(RSF/IFEX) – On 23 April 2003, RSF accused the United States (U.S.) Defense Department and the International Humanitarian Fact-Finding Commission of not taking seriously the organisation’s requests for a proper search for two journalists who have been missing in Iraq for the past month – French cameraman Fred Nerac and Lebanese interpreter Hussein Othman, both […]
(RSF/IFEX) – On 23 April 2003, RSF accused the United States (U.S.) Defense Department and the International Humanitarian Fact-Finding Commission of not taking seriously the organisation’s requests for a proper search for two journalists who have been missing in Iraq for the past month – French cameraman Fred Nerac and Lebanese interpreter Hussein Othman, both from the British television network Independent Television News (ITN).
Replies from both bodies were very inadequate and even dismissive about the journalists, RSF said, and demonstrated no interest in investigating the case, much less punishing those responsible for the journalists’ disappearance.
“The Pentagon’s reply is couched in such generalities and platitudes that one can easily conclude that the US Army has no intention of making any serious enquiry into the various incidents that led to the death of at least four journalists,” said RSF Secretary-General Robert Ménard.
“The word ‘investigation’ or the names of the killed journalists did not figure anywhere in the letter. This indifference and clear lack of intent to punish those responsible for the errors that led to their deaths – if indeed they were errors – gives an appalling image of the U.S.-British forces, who supposedly waged this war in the name of freedom and democracy,” Ménard added.
U.S. Assistant Secretary of Defense for Public Affairs Victoria Clarke deplored the death of journalists in a 14 April letter. She said warnings to journalists to be careful did not absolve U.S. forces of their “obligation to exercise caution. Indeed, we have gone to extraordinary lengths in Iraq to avoid civilian casualties. But unfortunately, even our best efforts will not prevent some innocents from getting caught in the crossfire. I can assure you that journalists and other innocent civilians are never targeted intentionally.”
The letter concludes by saying that “war is by its very nature tragic and sad. A compassionate country has an obligation to wage it as humanely as possible, and that is exactly what we are doing.”
Sir Kenneth Keith, president of the International Humanitarian Fact-Finding Commission, whose job is to monitor violations of the Geneva Conventions, sent one reply to two letters from RSF. The letter was no more satisfactory than the one the organisation received from the Pentagon.
“The Commission has not failed to notice,” he said, “that some actions of the parties to the conflict have reached a degree of gravity that would justify an investigation” by the Commission. However, he “could do nothing” because, “despite the appeals of some international organisations to the parties to the conflict to permit a body to monitor the respect for international humanitarian law during the armed conflict or to resort to the services of the Commission, I have not been made aware of any interest on the part of the parties to the conflict in this respect.”

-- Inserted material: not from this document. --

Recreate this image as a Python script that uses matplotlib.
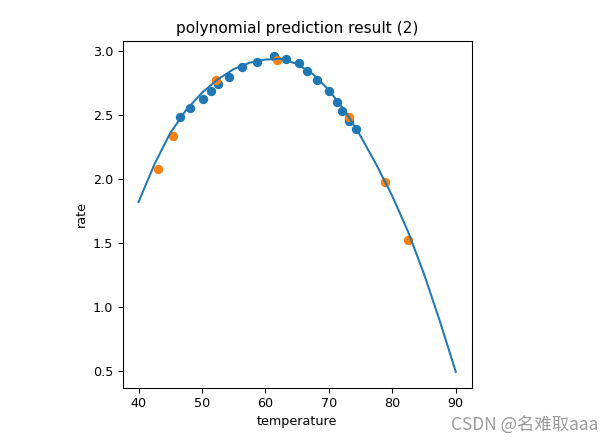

The Commission was set up in 1991 under the First Additional Protocol of the Geneva Conventions but has never carried out any investigations because as well as being petitioned, it requires the parties to whom complaints are addressed to accept its jurisdiction. These conditions have never been met.
In a 23 April letter, RSF urged Sir Keith to “ask the United States directly and indeed publicly about its intentions towards the Commission.” The Commission is not authorised to investigate complaints on its own initiative, but it can approach the accused parties to ask them to discuss the charges.